On 23 February, the European Central Bank (ECB) determined that ABLV Bank was failing or likely to fail in accordance with the Single Resolution Mechanism Regulation. The ECB also determined ABLV Bank Luxembourg, a subsidiary of the Latvian bank, failing or likely to fail.

Due to the significant deterioration of its liquidity, the bank is likely unable to pay its debts or other liabilities as they fall due. The bank did not have sufficient funds which are immediately available to withstand stressed outflows of deposits before the payout procedure of the Latvian deposit guarantee fund starts.

On 13 February, the U.S. Department of the Treasury’s Financial Crimes Enforcement Network (FinCEN) announced a draft measure to name ABLV Bank an institution of primary money laundering concern pursuant to Section 311 of the USA PATRIOT Act. Following this announcement, the bank experienced an abrupt wave of withdrawal of deposits and a lack of access to US dollar funding. This resulted in the bank being unable to make payments in US dollars.

Subsequently, the ECB instructed the Latvian supervisory authority, the Financial and Capital Markets Commission (FCMC), to impose a moratorium on the bank to give time to the bank to stabilise its situation. A moratorium was also imposed by the Luxembourg authorities for the subsidiary of the bank in Luxembourg.

Following the failing or likely to fail determination, the ECB duly informed the Single Resolution Board (SRB), which determined that resolution action was not necessary as it was not in the public interest for these banks. As a consequence, the winding up of the banks will take place under the law of Latvia and Luxembourg, respectively.

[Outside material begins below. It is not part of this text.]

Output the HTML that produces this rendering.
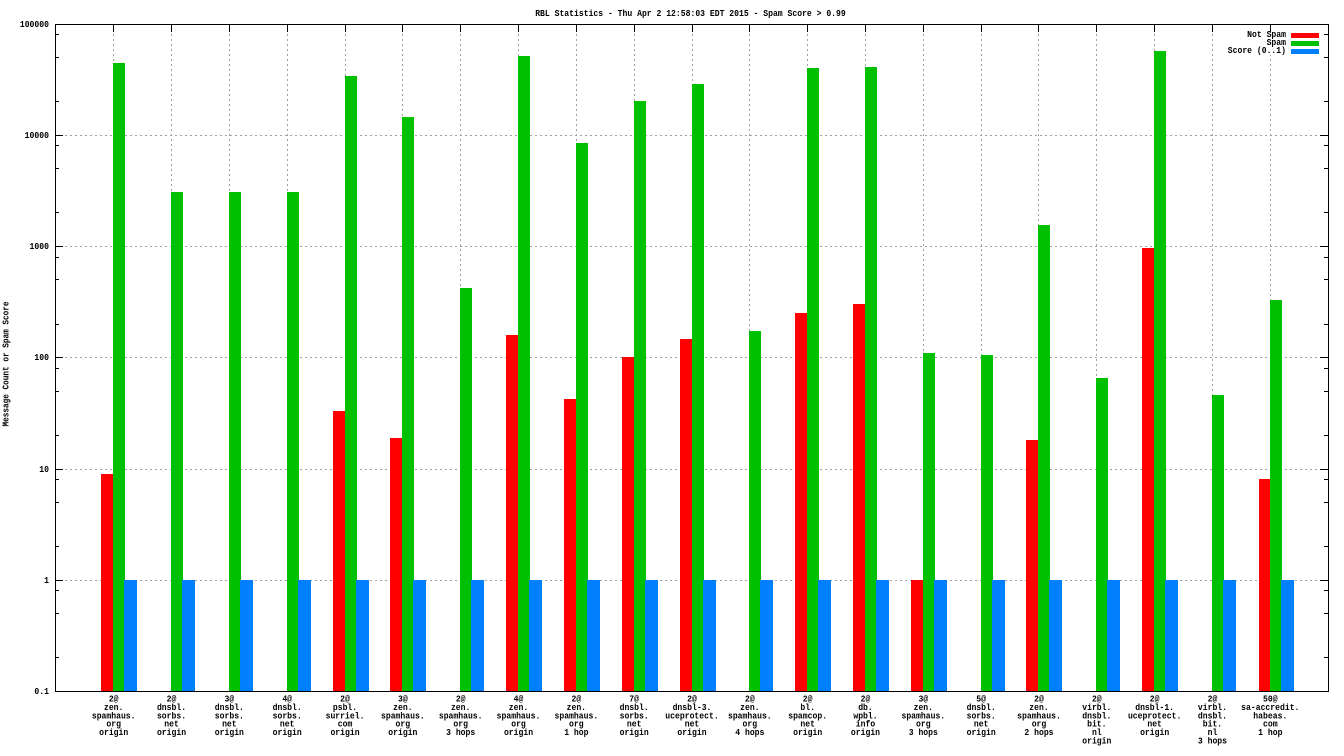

Eligible deposits in ABLV Bank are protected up to €100,000 in accordance with the deposit guarantee fund in place in Latvia. Customers can contact the bank directly or the FCMC which is the administrator for the Latvian deposit guarantee fund.

Facts about ABLV

  • ABLV is Latvia’s third-largest lender with representative offices in many Commonwealth of Independent States (CIS) countries.
  • At the end of the third quarter 2017 the bank reported deposits of EUR 2.67 billion and assets of EUR 3.63 billion.
  • The bank was founded in September 1993 as a regional branch in the city of Aizkraukle and initially named "Aizkraukles Banka". The bank was later renamed ABLV.
  • In 1995, the bank started to expand its activities and established a branch in Riga.
  • The bank was privately held and was one of three Latvian banks directly supervised by the ECB.
  • ABLV was deemed one of 6 systemically important banks by the Latvian regulator. The designation meant that additional regulatory demands were imposed.
  • In May 2016, the FCMC fined ABLV for over EUR 3 million and issued a reprimand against the board member responsible for anti-money laundering activities at the bank.
  • Between May and November 2017 the bank conducted a six-month inspection following allegations of circumventing sanctions imposed against North Korea.
  • On 24 November 2017, the FCMC and ABLV concluded another administrative agreement, in which the parties agreed to dismiss the matter without drafting an administrative act, imposing any monetary fines or applying any other sanctions.
  • The FCMC subsequently instructed ABLV to continue improving its internal control system.

For media queries, please contact Ronan Sheridan, tel.: +49 69 1344 7416.

Note:

  • Failing or likely to fail is the classification used by supervisors for institutions that become non viable. Resolution is the process of restructuring failing banks with minimum impact on the real economy and public finances. At the euro area level, it is run by the Single Resolution Board.